Nama-Nama Baru Orang Terkaya di Indonesia
Selain diwarnai naik turun kekayaan sejumlah penghuninya, daftar orang terkaya Forbes tahun ini juga diwarnai dengan kedatangan nama baru. Di luar nama Eddy Suriaatmadja, nama-nama baru tersebut adalah Wijono dan Hermanto Tanoko, Jerry Ng, dan Susanto Suwarto.
Wijono dan Hermanto Takono, yang kerap dijuluki sebagai bagian dari crazy rich Surabaya, kini menempati peringkat 39 dengan total harta 700 juta dolar AS. Keduanya merupakan pengusaha yang mengendalikan Avia Avian, produsen cat terbesar kedua di Indonesia.
Forbes mencatat Avia Avian sebagai perusahaan cat domestik terbesar kedua di Indonesia. Perusahaan didirikan oleh ayah Wijono dan Hermanto, Soetikno Tanoko. Di bawah tangan Hermanto, keluarga itu berkembang menjadi pemain fast moving consumer goods (FMCG), properti, dan ritel.
Selanjutnya, Jerry Ng adalah mantan bankir BTPN. Kini, dia merupakan komisaris utama PT Bank Jago Tbk. (ARTO).
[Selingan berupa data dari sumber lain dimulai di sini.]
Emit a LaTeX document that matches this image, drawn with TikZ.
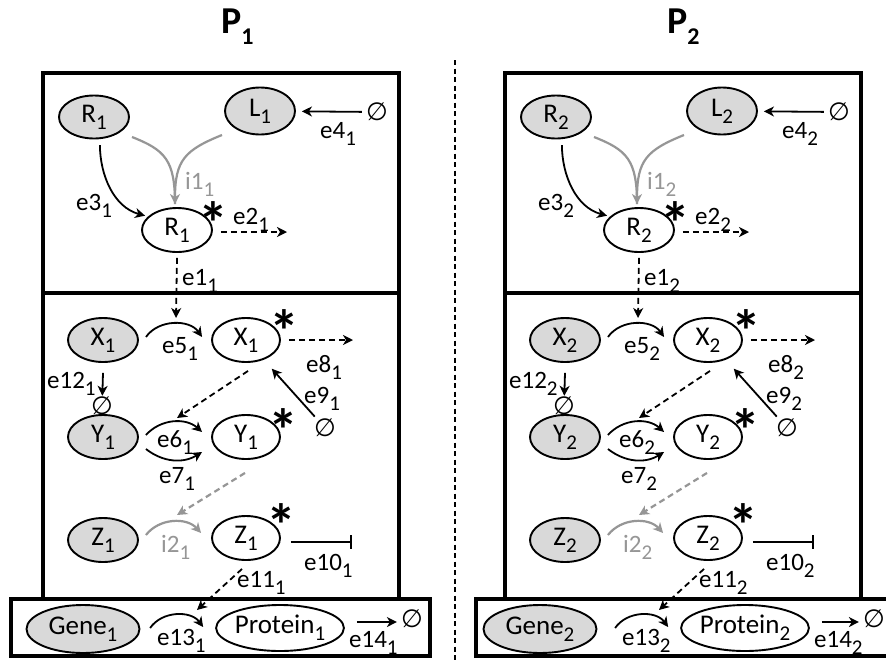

Di perusahaan yang dulunya bernama Bank Artos itu, Jerry juga menguasai saham mayoritas ARTO lewat perusahaannya, PT Metamorfosis Ekosistem Indonesia (MEI), mengempit kepemilikan 4,08 miliar lembar atau 37,65 persen.
Dengan mengalikan jumlah kepemilikan dengan harga saham ARTO Rp3.350 pada penutupan Kamis, 10 Desember, nilai kepemilikan setara dengan Rp13,6 triliun.
Nama terakhir merupakan kawan Eddy di EMTK. Suwarto yang juga merupakan salah satu pendiri EMTK kini duduk di kursi komisaris perusahaan. Ia menempati posisi ke-50 orang paling kaya di Indonesia, kekayaan mencapai 475 juta dolar AS atau Rp6,69 triliun.